Award-winning film director Steve McQueen is teaming up with the BBC to make an epic drama about the lives of black Britons over more than half a century.

McQueen, who grew up in west London, is widely expected to pick up an Oscar nomination for best director for his latest film 12 Years A Slave.

The film-maker said he planned to gather a group of actors for a series of workshops to develop the BBC series, to be set in west London, which will stretch from the late Sixties to the present day.

“I don’t think there has been a serious drama series in Britain with black people from all walks of life as the main protagonists,” McQueen said.

The BBC drama will be “epic in scope”, McQueen told the Daily Mail, and will chronicle the lives of a group of friends and their families from 1968 to 2014.

The project is in its early days with the scripts not expected to be completed until the end of the year. It was too soon to say if Chiwetel Ejiofor, the star of 12 Years A Slave, would be involved, the director said.

McQueen said that as with 12 Years and his other films (Hunger, about the IRA hunger strikes, and Shame, about sex addiction), he would look at life in Britain for the black man and woman “with an unblinking eye”.

Asked if the series might echo Our Friends In The North, which starred Daniel Craig, Gina McKee, Mark Strong and Christopher Eccleston as a group of friends from the Sixties through to 1995, McQueen said: “Well, this isn’t a black Our Friends In The North, but it’s an interesting comparison.”

BBC drama controller Ben Stephenson said: “It is too early to announce the details, but it is incredibly exciting to be working with the hugely talented British director who has rapidly become one of the finest directors in the world.”

The series will help the BBC fulfil a commitment to improving diversity on screen after Tony Hall, Director General, told MPs last year that the corporation was not doing enough to cater for black audiences.

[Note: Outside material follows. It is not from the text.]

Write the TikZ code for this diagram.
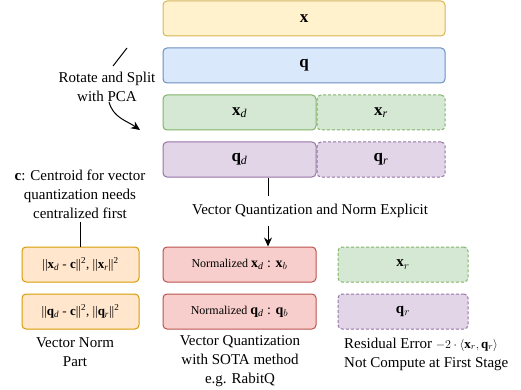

The project will be produced by Rainmark Films, the company behind The Special Relationship, Peter Morgan’s 2010 drama tracing the relationship between Tony Blair and Bill Clinton.

McQueen received the New York Film Critics Circle best director award for his work on 12 Years A Slave, which is up for seven categories at Sunday’s Golden Globes in Hollywood.

McQueen, who now lives in Amsterdam, first found fame as a video artist winning the Turner Prize in 2006. His mainstream movie career began with Hunger in 2006.

McQueen was born in west London to Grenadian parents and grew up in Ealing.